The real point that was made, though: The Twins just aren’t ready for prime time.

Not with this pitching staff. Not with these lapses in offense. Not with poor defense and baserunning. Their pitching isn’t good enough to cover up those issues, which makes going on an extended winning streak impossible.

Cruz didn’t hide from that when asked what needs to change. Read this carefully, because hitters and pitchers usually stay in their own lanes.

“Well, just do the little things. Especially the pitching,” Cruz said after Thursday’s loss ruined his 41st birthday. “We have to do a better job in situations. We need to shut down the opposition from scoring and try to shut them down, and that’s how you win ballgames. Pitching. That’s where we need to improve.”

It’s unlikely this will rankle the clubhouse. It’s just fact. The Twins entered the game with a 5.00 ERA that was 27th in baseball.

Thursday offered the Twins a chance to salvage the series finale with staff ace Jose Berrios on the mound. But he struggled in the first inning before giving up a leadoff home run to Brian Goodwin in the second. Something was off, and the numbers showed it.

In five innings, Berrios gave up 10 hits. He failed to strike out a single batter for the first time since April 29, 2018. He got swings and misses on only five of the 89 pitches he threw. The White Sox had five lefthanded hitters in the lineup, knowing that opponents have a robust .870 on base-plus-slugging percentage against Berrios from that side (as opposed to .476 for righthanded hitters).
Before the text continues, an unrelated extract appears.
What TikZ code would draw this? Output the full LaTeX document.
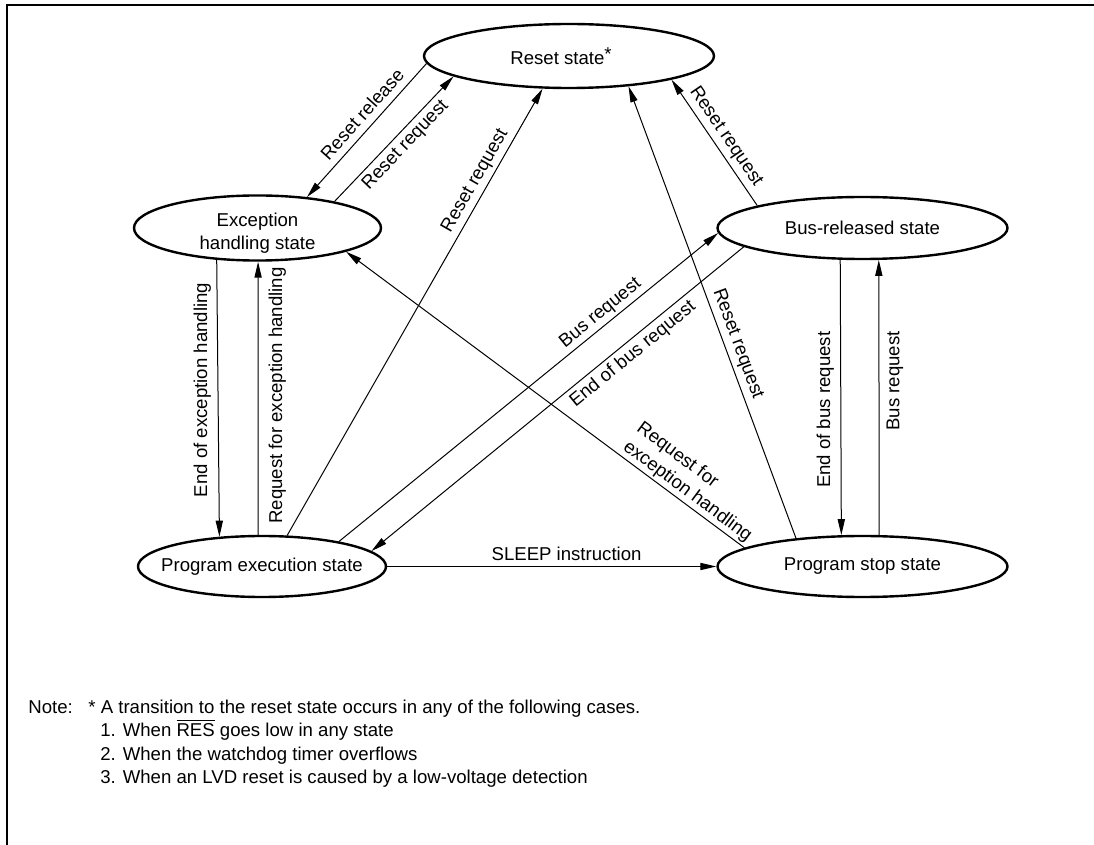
\documentclass[tikz,border=0pt]{standalone}
\usepackage{fontspec}
\setmainfont{Liberation Sans}
\usetikzlibrary{arrows.meta,shapes.geometric}

\tikzstyle{state}=[ellipse, draw=black, line width=1.2pt, inner sep=0pt]
\tikzstyle{trans}=[line width=0.5pt, -{Triangle[length=8pt,width=3.6pt]}]
\tikzstyle{lbl}=[sloped, inner sep=2pt]
\tikzstyle{vlbl}=[rotate=90, inner sep=3.2pt]
\tikzstyle{notetext}=[anchor=base west, inner sep=0pt]
\tikzstyle{frame}=[line width=1.4pt]

\newcommand{\zbox}[1]{\makebox[0pt]{#1}}

\begin{document}
\begin{tikzpicture}[x=0.5pt, y=-0.5pt, font=\fontsize{9.3}{11.5}\selectfont]
	\useasboundingbox (0,0) rectangle (1094,845);
	% Frame
	\draw[frame] (7,845) -- (7,5) -- (1094,5);

	% States
	\node[state, minimum width=145pt, minimum height=32pt] (reset) at (569,56) {\zbox{Reset state\raisebox{0.35ex}{*}\hspace{8pt}}};
	\node[state, minimum width=123.5pt, minimum height=31pt, text height=16.5pt, text depth=6.5pt] (exc) at (257.5,228) {\zbox{\begin{tabular}{@{}c@{}}Exception\\handling state\end{tabular}}};
	\node[state, minimum width=145pt, minimum height=31pt] (bus) at (862.5,228) {\zbox{Bus-released state}};
	\node[state, minimum width=124pt, minimum height=30.5pt] (prog) at (262,566.5) {\zbox{Program execution state}};
	\node[state, minimum width=145pt, minimum height=30.5pt] (stop) at (862.5,566.5) {\zbox{Program stop state}};

	% Reset transitions
	\draw[trans] (reset.183.5) -- node[lbl, above, pos=.45, inner sep=3.5pt] {Reset release} (exc.32);
	\draw[trans] (exc.19) -- node[lbl, below, pos=.52] {Reset request} (reset.190.3);
	\draw[trans] (prog.51) -- node[lbl, above, pos=.78] {Reset request} (reset.231.3);
	\draw[trans] (stop.157.6) -- node[lbl, above, pos=.42] {Reset request} (reset.333.8);
	\draw[trans] (bus.168.8) -- node[lbl, above, pos=.49] {Reset request} (reset.347);

	% Bus transitions
	\draw[trans] (prog.18.6) -- node[lbl, above, pos=.71, inner sep=1.5pt] {Bus request} (bus.182.35);
	\draw[trans] (bus.189.6) -- node[lbl, below, pos=.32] {End of bus request} (prog.8.4);
	\draw[trans] (bus.235.8) -- node[vlbl, above, pos=.545] {End of bus request} (stop.124.6);
	\draw[trans] (stop.62.2) -- node[vlbl, below, pos=.56, inner sep=3.5pt] {Bus request} (bus.297.4);

	% Exception handling transitions
	\draw[trans] (exc.218.3) -- node[vlbl, above, pos=.47] {End of exception handling} (prog.145.45);
	\draw[trans] (prog.97.2) -- node[vlbl, below, pos=.51, inner sep=5pt] {Request for exception handling} (exc.271);
	\draw[trans] (stop.171) -- node[lbl, above, pos=.16, align=left, inner sep=1pt] {Request for\\exception handling} (exc.-15);

	\draw[trans] (prog.east) -- node[above, pos=.545, inner sep=2.5pt] {SLEEP instruction} (stop.west);

	% Note
	\node[notetext] (note) at (28,713) {Note:};
	\node[notetext] (cases) at (88,713) {* A transition to the reset state occurs in any of the following cases.};
	\node[notetext] (case1) at (100,736) {1. When $\overline{\mbox{RES}}$ goes low in any state};
	\node[notetext] (case2) at (100,760) {2. When the watchdog timer overflows};
	\node[notetext] (case3) at (100,783) {3. When an LVD reset is caused by a low-voltage detection};
\end{tikzpicture}
\end{document}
And — you can draw your own conclusions here — Berrios’ spin rates were below his season average.

But the Twins were in a 4-4 game. Chicago had scored twice in the second to take a 3-0 lead before the Twins scored four off Carlos Rodon in the fifth. The White Sox tied the game in the bottom of the inning with a sacrifice fly.

Berrios was battling. Twins manager Rocco Baldelli decided to go to his fresh bullpen in the sixth inning and, like so many times this season, the results were immediately awful.

Ninth-place hitter Zack Collins greeted Jorge Alcala with a home run off a fastball to give the White Sox a 5-4 lead. Billy Hamilton doubled, stole third — because Donaldson missed the tag — then scored on Jose Abreu’s sacrifice fly for a 6-4 lead. It was the third sacrifice fly of the game for Chicago.

Chicago added two more runs in the seventh and cruised to the win.

BOXSCORE: Chicago 8, Twins 5

Berrios at 80% still might be better than some of Baldelli’s relief options. Keeping games close and converting saves has been an issue all season.

The sweep leaves the Twins 13 games out of the wild card as they head to Kansas City. If you’re still wondering about the postseason after this, be thinking 2022. It’s more realistic.